The exhibition hopes to place these facts in a single space, so viewers can see that these phenomena aren’t isolated incidents. The marker will be displayed in the museum's central atrium, called Flag Hall, an open town hall center adjacent to the Star-Spangled Banner, the flag that prompted Francis Scott Key to write the poem that became the National Anthem. Curators chose this space because it drives home the point that Black history is American history and that Till’s story is integral to the national narrative.
“The sign lays bare for the nation the ongoing nature of anti-Black violence,” says Wolde-Michael. The sign was shot 317 times. “Each bullet hole re-enacts the violence against Till and is also an act of violence against national memory.”
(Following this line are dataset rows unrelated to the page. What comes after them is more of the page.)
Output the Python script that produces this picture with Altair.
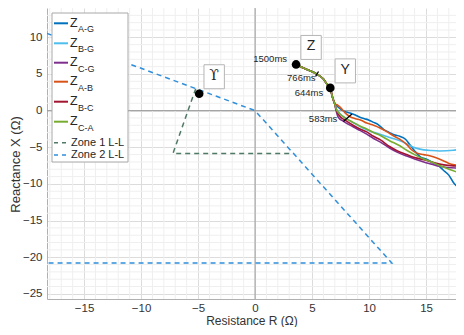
import altair as alt
import pandas as pd

# ---------------- data ----------------
phase_names = ["A-G", "B-G", "C-G", "A-B", "B-C", "C-A"]
phase_colors = ["#0072BD", "#4DBEEE", "#7E2F8E", "#D95319", "#A2142F", "#77AC30"]

common_R = [3.6, 4.4, 5.4, 6.0, 6.4, 6.6, 6.8, 7.0]
common_X = [6.3, 5.7, 5.0, 4.3, 3.4, 3.0, 1.8, 0.9]

ag_R = [7.2, 7.6, 8.0, 8.4, 8.8, 9.2, 9.6, 10.0, 10.4, 10.8, 11.3, 11.8, 12.2, 12.7, 13.2, 13.6, 14.0, 14.5, 15.0, 15.6, 16.0, 16.5, 17.0, 17.4, 18.3]
ag_X = [0.6, 0.1, -0.2, -0.35, -0.6, -0.9, -1.1, -1.3, -1.6, -1.9, -2.6, -3.0, -3.3, -3.5, -3.9, -4.7, -5.5, -6.3, -6.6, -7.1, -7.4, -8.1, -8.8, -9.8, -11.0]

bg_R = [7.1, 7.5, 8.0, 8.9, 9.5, 10.1, 10.7, 11.3, 12.1, 13.0, 13.6, 14.2, 14.8, 15.5, 16.2, 17.4, 18.3]
bg_X = [0.4, -0.5, -1.1, -1.9, -2.4, -2.8, -3.1, -3.4, -3.8, -4.3, -4.8, -5.15, -5.35, -5.45, -5.5, -5.4, -5.2]

cg_R = [7.1, 7.3, 7.8, 8.6, 9.2, 9.8, 10.4, 11.0, 11.8, 12.5, 13.3, 14.0, 14.8, 15.5, 16.2, 17.2, 18.3]
cg_X = [0.1, -0.9, -1.5, -2.2, -2.7, -3.2, -3.8, -4.3, -5.1, -5.7, -6.2, -6.6, -7.0, -7.3, -7.6, -7.8, -7.85]

ab_R = [7.2, 7.5, 7.9, 8.3, 8.8, 9.3, 9.8, 10.4, 11.0, 11.6, 12.1, 12.7, 13.3, 13.7, 14.2, 14.8, 15.4, 16.0, 16.6, 17.0, 17.5, 18.3]
ab_X = [0.8, 0.4, -0.3, -0.8, -1.1, -1.3, -1.7, -2.0, -2.4, -2.9, -3.4, -3.9, -4.6, -5.3, -5.8, -6.0, -6.2, -6.5, -6.9, -7.2, -7.4, -7.5]

bc_R = [7.1, 7.4, 7.9, 8.6, 9.2, 9.8, 10.4, 11.0, 11.8, 12.5, 13.3, 14.0, 14.8, 15.5, 16.2, 17.2, 18.3]
bc_X = [0.2, -0.7, -1.3, -2.0, -2.5, -2.9, -3.5, -4.0, -4.9, -5.5, -6.0, -6.4, -6.7, -7.0, -7.3, -7.5, -7.6]

ca_R = [7.1, 7.4, 7.9, 8.6, 9.2, 9.8, 10.4, 11.0, 11.8, 12.7, 13.3, 14.0, 14.8, 15.5, 16.2, 17.2, 18.3]
ca_X = [0.3, -0.4, -1.0, -1.6, -2.1, -2.5, -3.0, -3.4, -4.1, -4.8, -5.4, -6.0, -6.6, -7.0, -7.5, -8.1, -8.7]

# zone 1 (the edges shared with zone 2 are drawn by zone 2)
zone1_R = [-5.2, -7.2, 3.38]
zone1_X = [3.0, -5.85, -5.85]

zone2_R = [-18.25, 0.0, 12.0, -18.25]
zone2_X = [10.54, 0.0, -20.8, -20.8]

point_names = ["ϒ", "Z", "Y"]
point_R = [-4.9, 3.6, 6.6]
point_X = [2.3, 6.3, 3.1]

time_labels = ["1500ms", "766ms", "644ms", "583ms"]
time_R = [3.6, 5.4, 6.6, 8.1]
time_X = [6.3, 5.0, 3.0, -0.95]

tick_R1 = [5.31, 7.75]
tick_X1 = [4.66, -1.47]
tick_R2 = [5.57, 8.5]
tick_X2 = [5.34, -0.45]

x_major = [-15, -10, -5, 0, 5, 10, 15]
y_major = [-25, -20, -15, -10, -5, 0, 5, 10]
x_minor = [v for v in range(-18, 18) if v % 5 != 0]
y_minor = [v for v in range(-25, 14) if v % 5 != 0]

# ---------------- frames ----------------
series_R = [ag_R, bg_R, cg_R, ab_R, bc_R, ca_R]
series_X = [ag_X, bg_X, cg_X, ab_X, bc_X, ca_X]
rows = []
for name, rr, xx in zip(phase_names, series_R, series_X):
    for i, (r, x) in enumerate(zip(common_R + rr, common_X + xx)):
        rows.append({"series": name, "R": r, "X": x, "ord": i})
traj = pd.DataFrame(rows)

z1 = pd.DataFrame({"R": zone1_R, "X": zone1_X, "ord": range(len(zone1_R))})
z2 = pd.DataFrame({"R": zone2_R, "X": zone2_X, "ord": range(len(zone2_R))})
pts = pd.DataFrame({"name": point_names, "R": point_R, "X": point_X})
ticks = pd.DataFrame({"R": tick_R1, "X": tick_X1, "R2": tick_R2, "X2": tick_X2})

XDOM = [-18.25, 17.63]
YDOM = [-25.7, 14.0]
FONT = "Liberation Sans"
TXT = "#262626"

xenc = alt.X("R:Q", scale=alt.Scale(domain=XDOM, nice=False, zero=False),
             axis=alt.Axis(values=x_major, title="Resistance R (Ω)", format="d",
                           labelOverlap=False, labelFlush=False,
                           gridColor="#dcdcdc", ticks=False, labelPadding=3,
                           titleY=28, titleBaseline="bottom", domainColor="#b0b0b0",
                           labelFontSize=11.5, titleFontSize=12,
                           labelColor="#333333", titleColor="#333333",
                           labelFont=FONT, titleFont=FONT, titleFontWeight="normal"))
yenc = alt.Y("X:Q", scale=alt.Scale(domain=YDOM, nice=False, zero=False),
             axis=alt.Axis(values=y_major, title="Reactance X (Ω)", format="d",
                           labelOverlap=False, labelFlush=False,
                           gridColor="#dcdcdc", ticks=False, labelPadding=5,
                           titleX=-32, titleY=156, titleBaseline="middle", titleAngle=270,
                           domainColor="#b0b0b0",
                           labelFontSize=11.5, titleFontSize=13,
                           labelColor="#333333", titleColor="#333333",
                           labelFont=FONT, titleFont=FONT, titleFontWeight="normal"))

base_axes = alt.Chart(z2).mark_point(opacity=0).encode(x=xenc, y=yenc)

minor_x = alt.Chart(pd.DataFrame({"R": x_minor})).mark_rule(color="#efefef", strokeWidth=1).encode(
    x="R:Q")
minor_y = alt.Chart(pd.DataFrame({"X": y_minor})).mark_rule(color="#efefef", strokeWidth=1).encode(
    y="X:Q")

zero_x = alt.Chart(pd.DataFrame({"k": [0]})).mark_rule(color="#9a9a9a", strokeWidth=1).encode(x=alt.X(datum=0))
zero_y = alt.Chart(pd.DataFrame({"k": [0]})).mark_rule(color="#9a9a9a", strokeWidth=1).encode(y=alt.Y(datum=0))

zone1_line = alt.Chart(z1).mark_line(color="#4f7a66", strokeDash=[5, 4], strokeWidth=1.5, clip=True).encode(
    x="R:Q", y="X:Q", order="ord:Q")
zone2_line = alt.Chart(z2).mark_line(color="#2f8fdb", strokeDash=[5, 4], strokeWidth=1.5, clip=True).encode(
    x="R:Q", y="X:Q", order="ord:Q")

traj_lines = alt.Chart(traj).mark_line(strokeWidth=1.6, interpolate="monotone", clip=True).encode(
    x="R:Q", y="X:Q", order="ord:Q",
    color=alt.Color("series:N", scale=alt.Scale(domain=phase_names, range=phase_colors), legend=None),
    detail="series:N")

tick_marks = alt.Chart(ticks).mark_rule(color="black", strokeWidth=1.3).encode(
    x="R:Q", y="X:Q", x2="R2:Q", y2="X2:Q")

dots = alt.Chart(pts).mark_circle(color="black", opacity=1, size=75).encode(x="R:Q", y="X:Q")

box_shape = "M-0.85,-1H0.85V1H-0.85Z"
boxes = alt.Chart(pts).mark_point(shape=box_shape, size=576, filled=True, fill="white", stroke="#b5b5b5",
                                  strokeWidth=1, opacity=1, xOffset=15, yOffset=-17).encode(x="R:Q", y="X:Q")
box_text_sans = alt.Chart(pts).transform_filter("datum.name !== 'ϒ'").mark_text(
    font=FONT, fontSize=14, color=TXT, dx=15, dy=-18, baseline="middle").encode(x="R:Q", y="X:Q", text="name:N")
box_text_serif = alt.Chart(pts).transform_filter("datum.name === 'ϒ'").mark_text(
    font="DejaVu Serif", fontSize=14, color=TXT, dx=15, dy=-18, baseline="middle").encode(x="R:Q", y="X:Q", text="name:N")

time_offsets = [(-9, -5), (-1, 4), (-7, 4), (-10, 1.5)]
time_layers = []
for lab, r, x, (ddx, ddy) in zip(time_labels, time_R, time_X, time_offsets):
    time_layers.append(
        alt.Chart(pd.DataFrame({"R": [r], "X": [x], "t": [lab]})).mark_text(
            font=FONT, fontSize=9.5, color=TXT, align="right", baseline="middle", dx=ddx, dy=ddy
        ).encode(x="R:Q", y="X:Q", text="t:N"))

# ---------------- manual legend (pixel layout) ----------------
one = pd.DataFrame({"k": [0]})
legend_layers = [
    alt.Chart(one).mark_rect(fill="white", stroke="#a8a8a8", strokeWidth=1).encode(
        x=alt.value(5), x2=alt.value(81), y=alt.value(5), y2=alt.value(154))
]
leg_y = [15.3, 35.3, 54.7, 73.7, 93.7, 113.7]
for name, col, yy in zip(phase_names, phase_colors, leg_y):
    legend_layers.append(alt.Chart(one).mark_rule(color=col, strokeWidth=2).encode(
        x=alt.value(7), x2=alt.value(21), y=alt.value(yy)))
    legend_layers.append(alt.Chart(one).mark_text(font=FONT, fontSize=12.5, color=TXT, align="left",
                                                  baseline="middle").encode(
        x=alt.value(23), y=alt.value(yy - 0.5), text=alt.value("Z")))
    legend_layers.append(alt.Chart(one).mark_text(font=FONT, fontSize=9, color=TXT, align="left",
                                                  baseline="middle").encode(
        x=alt.value(31), y=alt.value(yy + 6), text=alt.value(name)))
zone_names = ["Zone 1 L-L", "Zone 2 L-L"]
zone_colors = ["#4f7a66", "#2f8fdb"]
zone_leg_y = [134.7, 147.0]
for name, col, yy in zip(zone_names, zone_colors, zone_leg_y):
    legend_layers.append(alt.Chart(one).mark_rule(color=col, strokeWidth=1.5, strokeDash=[4, 4]).encode(
        x=alt.value(7), x2=alt.value(21), y=alt.value(yy)))
    legend_layers.append(alt.Chart(one).mark_text(font=FONT, fontSize=11, color=TXT, align="left",
                                                  baseline="middle").encode(
        x=alt.value(24), y=alt.value(yy), text=alt.value(name)))

chart = alt.layer(
    base_axes, minor_x, minor_y, zero_x, zero_y, zone1_line, zone2_line, traj_lines, tick_marks, dots,
    boxes, box_text_sans, box_text_serif, *time_layers, *legend_layers
).properties(
    width=409, height=291,
    autosize=alt.AutoSizeParams(type="none"),
    padding={"left": 39, "top": 0, "right": 0, "bottom": 28},
).configure_view(stroke=None).configure_axis(domainWidth=1)

chart.save("out.html", embed_options={"renderer": "svg", "actions": False})
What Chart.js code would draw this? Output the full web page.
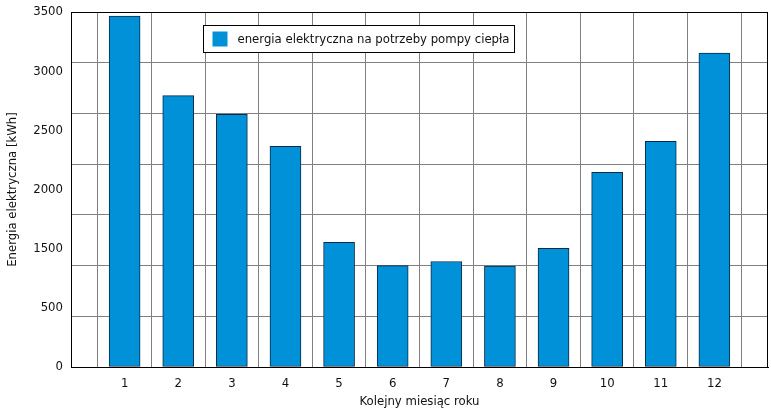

Though these efforts seem laudable, a question remains: When racism is such a pervasive force in the U.S., how can people find a remedy. A single exhibition might not heal wounds wrought by centuries of violence and hate, but the bullet-riddled memorial marker, however, is testament to the difficult nature of racial reckoning.
“It's incumbent upon the curator, to really connect with a community to find out what the meaning is,” says Bercaw. “The object itself, embodies this, and it's the question of how the curator can make sure that it's displayed in such a way that that meaning is not lost, and that meaning just speaks out to the rest of the public.”
When asked about the role of the sign, Jaynes-Diming also says that the artifact isn’t a panacea to racial ills. Instead, it’s a sort of generational heirloom that bore witness to a place’s history. “Truth will stand no matter what,” she says. “So, when we created the signs and everything, and when we mark the locations with signage, it becomes really personal in telling this story.”
“Reckoning with Remembrance: History, Injustice and the Murder of Emmett Till” will run from September 3 through October 5 at the Smithsonian’s National Museum of American History.